I'm sure the BMW near me is around £140 per hour.. crazy really. Thats about 30 miles from Central London


----------



## Fentum (May 1, 2017)

£575 for a NOS single latch for my 1991 Alfa Spider's soft top. And, no, it did not include postage, less still fitting. I ended up buying a whole soft top and assembly from a breaker for £55! Job jobbed. 

£275 for a second hand SIPEA relay for the same car. I ended up jury-rigging an almost identical Bosch item (£15).

Even in London, if you keep away from the dealers, you can keep sub-£60 an hour and still get a good mechanic.

Peter


----------



## Derekh929 (Aug 28, 2011)

Ross said:


> £55 plus vat an hour up here in Shetland.


When I used to frequent Shetland you could have bought the whole place for that

Still expensive if not a main dealer I suppose


----------



## Ross (Apr 25, 2007)

Derekh929 said:


> When I used to frequent Shetland you could have bought the whole place for that
> 
> Still expensive if not a main dealer I suppose


Ha that is a main dealer I go to a good indie which is 40 an hour :thumb:


----------



## Derekh929 (Aug 28, 2011)

Ross said:


> Ha that is a main dealer I go to a good indie which is 40 an hour :thumb:


That's well cheap knowadays


----------



## Ross (Apr 25, 2007)

I know seeing what you boys are saying it seems dirt cheap.


----------



## Chris9980 (Nov 2, 2014)

My old Honda s type went to local main dealer for a new bumper, neighbour paid as his tow ball went through it. That came fully painted and fitted for just over £220, not bad!! While at there, they did a health check and said all four corners needed new discs and pads and they could supply and fit them for £580!! Bought the bits on eBay for £90 and other neighbour fitted them for £90 too, fair saving over main dealer!!


Sent from my iPhone using Tapatalk


----------



## tommyzooom (Aug 15, 2009)

€215 for one xenon bulb from a Audi dealer, plus fitting.
I bought one and fitted it myself, €40


----------



## GleemSpray (Jan 26, 2014)

Needed a new clutch on an old Audi A4 V6.

Dealer wanted £1500, so went to a well respected local independent VAG specialist. 

He chuckled at the official quote and said "we can do that same official Audi part fitted for £1000..... Or.... If you like.... We can do that exact same part from the Passat V6 for £600 fitted!! 



Sent from my HTC 10 using Tapatalk


----------



## kingswood (Jun 23, 2016)

£400 to supply and fit 2 headlight bulbs for my R32 at a VW main dealer


----------



## Disco Smudge (Aug 27, 2013)

kingswood said:


> £400 to supply and fit 2 headlight bulbs for my R32 at a VW main dealer


That because the online manual states you need to remove the front bumper and lights. If you have skinny arms you can just about do it in situ


----------



## Fentum (May 1, 2017)

Disco Smudge said:


> That because the online manual states you need to remove the front bumper and lights.
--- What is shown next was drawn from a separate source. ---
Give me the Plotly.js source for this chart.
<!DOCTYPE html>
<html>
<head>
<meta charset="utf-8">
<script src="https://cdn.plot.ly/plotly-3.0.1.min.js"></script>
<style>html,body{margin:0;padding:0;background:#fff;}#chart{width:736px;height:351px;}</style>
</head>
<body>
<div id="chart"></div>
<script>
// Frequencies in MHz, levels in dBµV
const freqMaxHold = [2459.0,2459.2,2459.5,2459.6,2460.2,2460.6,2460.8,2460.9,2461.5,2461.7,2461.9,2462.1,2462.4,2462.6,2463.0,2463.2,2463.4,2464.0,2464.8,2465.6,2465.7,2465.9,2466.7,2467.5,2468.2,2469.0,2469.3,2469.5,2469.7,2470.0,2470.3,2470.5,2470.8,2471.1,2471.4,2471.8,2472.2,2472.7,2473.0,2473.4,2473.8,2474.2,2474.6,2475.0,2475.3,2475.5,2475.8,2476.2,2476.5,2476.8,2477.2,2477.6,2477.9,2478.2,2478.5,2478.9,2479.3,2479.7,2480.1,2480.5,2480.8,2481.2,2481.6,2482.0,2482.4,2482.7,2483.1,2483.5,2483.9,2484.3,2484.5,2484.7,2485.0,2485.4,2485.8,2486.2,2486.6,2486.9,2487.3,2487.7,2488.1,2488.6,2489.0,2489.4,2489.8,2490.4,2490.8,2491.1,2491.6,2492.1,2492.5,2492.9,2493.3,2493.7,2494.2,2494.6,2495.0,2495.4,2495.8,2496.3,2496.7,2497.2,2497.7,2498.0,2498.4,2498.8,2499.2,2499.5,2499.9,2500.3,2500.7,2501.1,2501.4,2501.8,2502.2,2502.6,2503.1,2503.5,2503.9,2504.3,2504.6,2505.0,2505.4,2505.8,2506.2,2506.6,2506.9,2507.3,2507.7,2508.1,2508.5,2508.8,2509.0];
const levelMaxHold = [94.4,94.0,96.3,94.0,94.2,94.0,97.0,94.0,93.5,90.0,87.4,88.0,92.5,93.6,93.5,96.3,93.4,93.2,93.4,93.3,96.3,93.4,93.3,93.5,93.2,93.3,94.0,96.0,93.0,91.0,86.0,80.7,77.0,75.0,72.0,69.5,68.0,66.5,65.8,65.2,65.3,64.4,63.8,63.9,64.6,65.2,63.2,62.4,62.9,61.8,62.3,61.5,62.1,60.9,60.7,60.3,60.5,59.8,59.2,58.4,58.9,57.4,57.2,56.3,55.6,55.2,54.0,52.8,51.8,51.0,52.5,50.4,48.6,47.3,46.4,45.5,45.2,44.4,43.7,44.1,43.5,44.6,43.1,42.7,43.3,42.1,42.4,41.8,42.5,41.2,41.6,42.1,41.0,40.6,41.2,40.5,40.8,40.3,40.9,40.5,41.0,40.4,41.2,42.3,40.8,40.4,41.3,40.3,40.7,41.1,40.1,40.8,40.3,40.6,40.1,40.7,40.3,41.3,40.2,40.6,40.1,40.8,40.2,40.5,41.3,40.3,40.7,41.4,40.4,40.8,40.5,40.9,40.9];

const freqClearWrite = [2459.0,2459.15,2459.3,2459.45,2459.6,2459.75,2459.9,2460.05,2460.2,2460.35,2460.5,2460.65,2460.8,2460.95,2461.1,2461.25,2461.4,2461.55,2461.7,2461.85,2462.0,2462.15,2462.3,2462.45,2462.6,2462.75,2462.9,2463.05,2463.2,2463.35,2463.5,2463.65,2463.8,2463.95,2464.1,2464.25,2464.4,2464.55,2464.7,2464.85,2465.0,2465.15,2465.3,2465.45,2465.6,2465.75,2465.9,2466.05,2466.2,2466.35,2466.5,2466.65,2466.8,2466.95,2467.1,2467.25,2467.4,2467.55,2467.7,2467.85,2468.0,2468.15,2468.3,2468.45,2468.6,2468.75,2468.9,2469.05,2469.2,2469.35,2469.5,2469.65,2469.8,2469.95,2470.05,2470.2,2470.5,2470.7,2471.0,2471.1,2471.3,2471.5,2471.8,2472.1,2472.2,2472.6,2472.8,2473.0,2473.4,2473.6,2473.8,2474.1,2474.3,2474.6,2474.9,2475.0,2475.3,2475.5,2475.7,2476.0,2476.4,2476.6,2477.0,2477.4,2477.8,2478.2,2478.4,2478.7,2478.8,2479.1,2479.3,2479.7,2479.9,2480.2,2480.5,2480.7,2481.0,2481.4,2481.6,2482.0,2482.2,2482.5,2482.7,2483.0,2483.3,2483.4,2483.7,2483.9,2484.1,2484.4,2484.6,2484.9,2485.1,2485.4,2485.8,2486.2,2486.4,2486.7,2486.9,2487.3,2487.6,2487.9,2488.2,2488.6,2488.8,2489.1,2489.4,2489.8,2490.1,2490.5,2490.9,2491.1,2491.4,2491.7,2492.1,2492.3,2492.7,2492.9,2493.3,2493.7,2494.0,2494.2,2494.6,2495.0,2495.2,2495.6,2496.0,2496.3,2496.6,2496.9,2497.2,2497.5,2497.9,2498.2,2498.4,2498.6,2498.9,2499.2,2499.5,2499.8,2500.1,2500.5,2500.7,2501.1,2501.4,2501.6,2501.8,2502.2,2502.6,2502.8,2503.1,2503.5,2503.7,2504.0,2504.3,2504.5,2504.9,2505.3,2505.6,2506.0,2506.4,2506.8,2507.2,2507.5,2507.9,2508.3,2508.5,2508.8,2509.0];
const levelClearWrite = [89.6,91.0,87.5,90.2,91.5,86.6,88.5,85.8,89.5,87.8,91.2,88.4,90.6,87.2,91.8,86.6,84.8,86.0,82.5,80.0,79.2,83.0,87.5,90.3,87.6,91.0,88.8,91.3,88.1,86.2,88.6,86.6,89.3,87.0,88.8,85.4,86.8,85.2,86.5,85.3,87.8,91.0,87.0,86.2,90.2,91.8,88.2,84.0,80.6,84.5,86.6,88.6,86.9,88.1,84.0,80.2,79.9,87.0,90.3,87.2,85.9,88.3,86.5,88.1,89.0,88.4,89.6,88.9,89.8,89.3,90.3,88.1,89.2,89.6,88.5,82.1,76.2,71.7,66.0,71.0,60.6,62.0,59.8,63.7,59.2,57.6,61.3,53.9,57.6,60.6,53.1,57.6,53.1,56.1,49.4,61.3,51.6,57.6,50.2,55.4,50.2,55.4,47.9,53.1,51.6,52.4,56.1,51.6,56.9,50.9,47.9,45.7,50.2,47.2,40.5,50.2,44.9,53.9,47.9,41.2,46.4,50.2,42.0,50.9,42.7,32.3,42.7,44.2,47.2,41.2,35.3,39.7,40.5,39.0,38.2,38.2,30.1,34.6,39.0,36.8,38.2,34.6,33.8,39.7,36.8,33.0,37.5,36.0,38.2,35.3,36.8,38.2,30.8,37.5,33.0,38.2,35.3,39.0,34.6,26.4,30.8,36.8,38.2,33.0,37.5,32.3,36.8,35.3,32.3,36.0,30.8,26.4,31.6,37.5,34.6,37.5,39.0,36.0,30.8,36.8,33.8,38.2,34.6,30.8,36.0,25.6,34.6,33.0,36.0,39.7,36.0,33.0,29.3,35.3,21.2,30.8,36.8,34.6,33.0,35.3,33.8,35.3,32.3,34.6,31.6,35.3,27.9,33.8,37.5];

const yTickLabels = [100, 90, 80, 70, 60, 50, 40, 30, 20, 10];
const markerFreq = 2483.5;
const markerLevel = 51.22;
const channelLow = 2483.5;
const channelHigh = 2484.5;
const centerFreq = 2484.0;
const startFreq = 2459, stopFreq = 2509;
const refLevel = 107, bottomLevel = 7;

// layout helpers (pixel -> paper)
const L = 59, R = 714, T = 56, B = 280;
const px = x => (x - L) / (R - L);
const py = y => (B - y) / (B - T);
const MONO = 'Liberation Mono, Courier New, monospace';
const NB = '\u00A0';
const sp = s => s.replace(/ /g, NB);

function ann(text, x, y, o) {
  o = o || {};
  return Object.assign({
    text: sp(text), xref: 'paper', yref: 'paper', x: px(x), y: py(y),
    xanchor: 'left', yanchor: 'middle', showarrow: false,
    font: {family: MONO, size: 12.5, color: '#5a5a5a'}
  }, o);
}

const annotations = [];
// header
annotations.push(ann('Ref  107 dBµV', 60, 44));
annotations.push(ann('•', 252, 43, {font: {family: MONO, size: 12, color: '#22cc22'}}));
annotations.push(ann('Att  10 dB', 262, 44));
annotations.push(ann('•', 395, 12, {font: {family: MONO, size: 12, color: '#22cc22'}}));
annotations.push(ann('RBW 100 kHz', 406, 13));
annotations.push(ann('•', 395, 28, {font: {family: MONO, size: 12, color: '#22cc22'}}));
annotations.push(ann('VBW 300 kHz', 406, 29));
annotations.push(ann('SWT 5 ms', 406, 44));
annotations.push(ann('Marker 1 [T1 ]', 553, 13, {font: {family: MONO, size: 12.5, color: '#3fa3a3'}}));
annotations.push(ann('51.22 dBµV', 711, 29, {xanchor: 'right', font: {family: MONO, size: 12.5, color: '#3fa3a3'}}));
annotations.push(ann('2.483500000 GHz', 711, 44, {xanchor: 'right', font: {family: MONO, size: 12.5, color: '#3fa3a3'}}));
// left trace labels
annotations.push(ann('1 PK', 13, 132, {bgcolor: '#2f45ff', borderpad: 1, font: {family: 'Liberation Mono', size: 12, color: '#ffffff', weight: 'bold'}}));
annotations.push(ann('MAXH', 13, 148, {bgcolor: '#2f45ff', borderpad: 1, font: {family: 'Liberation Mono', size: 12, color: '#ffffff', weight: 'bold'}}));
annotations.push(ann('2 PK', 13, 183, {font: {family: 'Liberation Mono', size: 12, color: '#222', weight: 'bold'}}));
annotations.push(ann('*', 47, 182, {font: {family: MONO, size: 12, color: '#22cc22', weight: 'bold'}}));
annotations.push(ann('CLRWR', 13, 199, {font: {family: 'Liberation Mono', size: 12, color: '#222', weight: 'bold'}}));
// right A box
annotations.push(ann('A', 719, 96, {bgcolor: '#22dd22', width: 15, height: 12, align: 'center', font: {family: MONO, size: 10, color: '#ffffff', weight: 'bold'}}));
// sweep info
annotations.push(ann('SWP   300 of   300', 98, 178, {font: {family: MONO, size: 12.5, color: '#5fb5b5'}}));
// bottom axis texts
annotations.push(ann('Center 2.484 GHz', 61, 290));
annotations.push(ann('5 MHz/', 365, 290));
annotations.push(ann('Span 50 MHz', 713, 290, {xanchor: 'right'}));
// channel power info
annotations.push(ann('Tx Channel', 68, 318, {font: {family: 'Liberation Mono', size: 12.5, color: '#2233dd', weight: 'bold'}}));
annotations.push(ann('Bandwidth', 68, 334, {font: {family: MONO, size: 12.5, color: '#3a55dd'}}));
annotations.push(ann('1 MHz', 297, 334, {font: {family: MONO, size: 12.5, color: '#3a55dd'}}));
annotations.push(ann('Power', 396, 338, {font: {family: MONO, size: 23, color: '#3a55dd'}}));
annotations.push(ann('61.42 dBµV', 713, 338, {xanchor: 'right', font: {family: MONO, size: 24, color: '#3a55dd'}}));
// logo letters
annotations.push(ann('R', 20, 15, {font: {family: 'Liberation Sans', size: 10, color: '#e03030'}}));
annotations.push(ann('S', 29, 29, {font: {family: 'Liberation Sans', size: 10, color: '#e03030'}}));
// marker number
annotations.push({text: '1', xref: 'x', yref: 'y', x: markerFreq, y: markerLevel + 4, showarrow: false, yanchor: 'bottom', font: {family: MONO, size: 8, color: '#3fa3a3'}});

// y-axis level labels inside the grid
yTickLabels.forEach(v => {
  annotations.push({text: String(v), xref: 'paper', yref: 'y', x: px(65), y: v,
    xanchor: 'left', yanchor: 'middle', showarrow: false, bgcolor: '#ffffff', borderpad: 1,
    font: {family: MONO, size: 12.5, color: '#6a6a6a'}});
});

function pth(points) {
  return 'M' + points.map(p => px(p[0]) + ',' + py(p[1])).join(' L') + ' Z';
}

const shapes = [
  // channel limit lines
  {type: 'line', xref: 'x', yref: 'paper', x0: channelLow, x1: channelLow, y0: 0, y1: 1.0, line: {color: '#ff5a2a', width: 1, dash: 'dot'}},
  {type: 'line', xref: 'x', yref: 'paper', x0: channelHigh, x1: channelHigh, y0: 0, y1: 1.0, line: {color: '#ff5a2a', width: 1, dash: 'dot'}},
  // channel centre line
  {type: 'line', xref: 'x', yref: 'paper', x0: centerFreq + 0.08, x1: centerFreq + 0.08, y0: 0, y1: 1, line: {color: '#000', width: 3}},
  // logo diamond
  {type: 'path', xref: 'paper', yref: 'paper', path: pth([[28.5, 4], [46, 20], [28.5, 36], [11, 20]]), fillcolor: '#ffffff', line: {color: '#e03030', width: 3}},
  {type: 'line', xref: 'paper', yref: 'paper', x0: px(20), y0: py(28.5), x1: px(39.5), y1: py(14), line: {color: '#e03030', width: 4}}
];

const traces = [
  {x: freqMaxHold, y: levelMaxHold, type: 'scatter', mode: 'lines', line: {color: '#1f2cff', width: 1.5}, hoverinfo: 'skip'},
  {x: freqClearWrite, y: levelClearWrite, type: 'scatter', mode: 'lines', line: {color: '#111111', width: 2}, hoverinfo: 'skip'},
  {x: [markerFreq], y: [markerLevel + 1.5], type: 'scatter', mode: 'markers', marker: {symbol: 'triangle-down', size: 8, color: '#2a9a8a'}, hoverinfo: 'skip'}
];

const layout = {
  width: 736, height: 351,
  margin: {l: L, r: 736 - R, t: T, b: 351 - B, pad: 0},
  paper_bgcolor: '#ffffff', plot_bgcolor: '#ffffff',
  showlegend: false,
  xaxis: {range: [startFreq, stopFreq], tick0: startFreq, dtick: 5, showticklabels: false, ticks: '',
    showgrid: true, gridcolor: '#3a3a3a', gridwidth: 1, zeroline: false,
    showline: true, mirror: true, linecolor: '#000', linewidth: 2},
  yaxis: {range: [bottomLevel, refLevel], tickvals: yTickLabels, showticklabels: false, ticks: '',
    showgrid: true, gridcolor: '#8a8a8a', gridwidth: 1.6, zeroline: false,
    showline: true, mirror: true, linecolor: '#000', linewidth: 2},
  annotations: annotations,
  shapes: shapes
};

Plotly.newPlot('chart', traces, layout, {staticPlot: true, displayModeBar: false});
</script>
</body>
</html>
If you have skinny arms you can just about do it in situ


Ha ha! The same as the Alfa 156 GTA! Actually, even without skinny arms, it can also help simply to loosen the fixing bolts on the side in question but not remove the bumper fully.

P


----------



## Caledoniandream (Oct 9, 2009)

£ 1100 for a new DPF and 9 hours labour.
Ford Kuga the need to drop the subframe to get the DPF off.
New DPF from Ford Germany for € 600 and a French dealer did it in 4 hours a € 28 an hour. 
Find in general the the French car dealers are much cheaper, give a better service, and are much more helpful.
If I lived in the south east I would never use a UK dealer, but just hop across the channel


----------



## pez (Jun 7, 2014)

Brought a second hand rear diff casing for the celica but the guy who sent it didn't give me the bearing shells with it so I popped to Toyota and they wanted £2000 + vat for the casing because you can't get the shells separately. Also 3 months delivered time as it would have to come from Japan. Complete diff on eBay are about £100. Can you guess which one I'm gonna get???


----------



## bense556 (Mar 14, 2017)

BMW near me charge £150 per hour labour, slight discount with BMW Car Club membership (£45). I recently had to lump it and buy a complete headlight unit, which ran to £1045 without bulbs/ballast for the Xenon. With discount it came to £954!! That on top on the Auxiliary cable adaptor which was £65!!!


----------



## Fentum (May 1, 2017)

bense556 said:


> BMW near me charge £150 per hour labour, slight discount with BMW Car Club membership (£45). I recently had to lump it and buy a complete headlight unit, which ran to £1045 without bulbs/ballast for the Xenon. With discount it came to £954!! That on top on the Auxiliary cable adaptor which was £65!!!


 Ouch!

Makes Porsche seem reasonable!

Peter


----------



## bense556 (Mar 14, 2017)

Oh, and the front indicator housing came to £80...


----------



## Rayaan (Jun 1, 2014)

Not mine but my friend touched a tree in his car, and I mean lightly touched 

Pop up bonnet went off and they wanted £5k for it! Said they were going to fit a new bonnet


----------



## muzzer (Feb 13, 2011)

I can remember the local Honda garage charging £54 + VAT back in 1995, about 45 miles or so north of London.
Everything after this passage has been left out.